Parsons, an orientation and mobility specialist, has been playing goalball since moving to Halifax in 2005. “After getting into my first tournament, I was hooked,” he said.

Pye has competed for Canada internationally and is a 17-year veteran of the sport. He describes competing alongside Canadian goalball icon Mario Caron and winning gold as “the most amazing experience one would ever have as an athlete.”

Richard is the youngest of the group, but has medals from the national junior circuit and recently made the senior men’s team. The 20-year old student at the University of Moncton commutes from New Brunswick to Halifax to compete regularly.

 
 

Funding stretched thin

Blind Sports Nova Scotia receives $2,500 a year from the Nova Scotia government’s Department of Health and Wellness. The team also receives funding from ENGAGE Interactive and the Canadian Blind Sports Association.

“We have to fundraise most of our money because we go to three tournaments a year,” said Parsons. “You’ll see us at Sobeys or Walmart selling tickets a lot of times too,” Parsons says. They also have a “Dine in the dark” night each November to raise money.

In its 2015 budget, Ottawa committed to invest $500 million in the 2015 Pan Am and Parapan Am games in Toronto in 2015.

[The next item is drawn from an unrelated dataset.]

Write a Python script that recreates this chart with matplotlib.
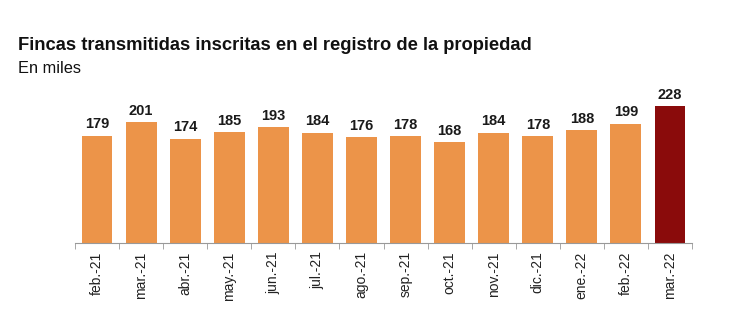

The government has promised ongoing funding for various targeted sports through Own the Podium as well as other initiatives – including $5 million specifically for the Paralympic Committee – that could trickle down to help goalball.

But in order to see most of this investment, the goalball team needs to qualify for the 2016 Rio Paralympics. A gold medal at the Parapan Ams would secure a berth.

If they don’t, this invested money will not meet the program’s development costs. Even if they do qualify, travel expenses will eat up most of this funding. Many of their tournaments are outside the province. Some are outside the country.

Equipment costs are another financial burden. The teams currently practice using nets without netting and many bring their own padded shorts as well as knee and elbow pads from home.

The balls cost $90 and have to be replaced regularly.

'Really competitive'

Richard has been fully immersed in the sport since he was young.

“It’s a really competitive sport,” says Richard, who recently represented Canada at a tournament in Finland. “Since there’s only 10 teams going to the Paralympics in 2016, hopefully we’ll be one of them by qualifying this year in Toronto at the Pan Am games.”

Richard is a product of the youth development system in Nova Scotia as well as his native New Brunswick. He began competing when he was 10, as opposed to his teammates who both began in their late twenties.

 

Last year, Blind Sports Nova Scotia started a junior program in the province, and saw the girls’ team make it to the junior national tournament. The game is growing within the province, and these athletes are making an impact nationally.

Coach Linda MacRae Triff runs practices for all of the organization’s goalball teams. She puts the senior men’s team through a cardio drill during the first half of practice and follows it up with either a scrimmage or other drills such as shootout practice or accuracy drills.

If a penalty is called, the teams go one-on-one for the penalty shot. The defender must cover the entire net while the shooter must outsmart the goalie to capitalize.

When working with the junior teams, specifically newcomers, MacRae Triff starts them off with the basics of throwing and defence, followed by passing and defending live shots.

The players are constantly diving onto the floor to make saves. As well, constant body blows from the ball take a toll on both teams, especially as the game wears down to the final moments.

In addition to the beating taken, the players must then get up and try to score using a variety of shots before the 10-second shot clock expires. Skip shots, high bounces and even spin shots are used.

As for the art of the spin shot, Pye insists “it’s more momentum on the ball.”
However, he wryly adds that he’s “just trying to look cool for sure,” a quip that draws smiles from his longtime teammates.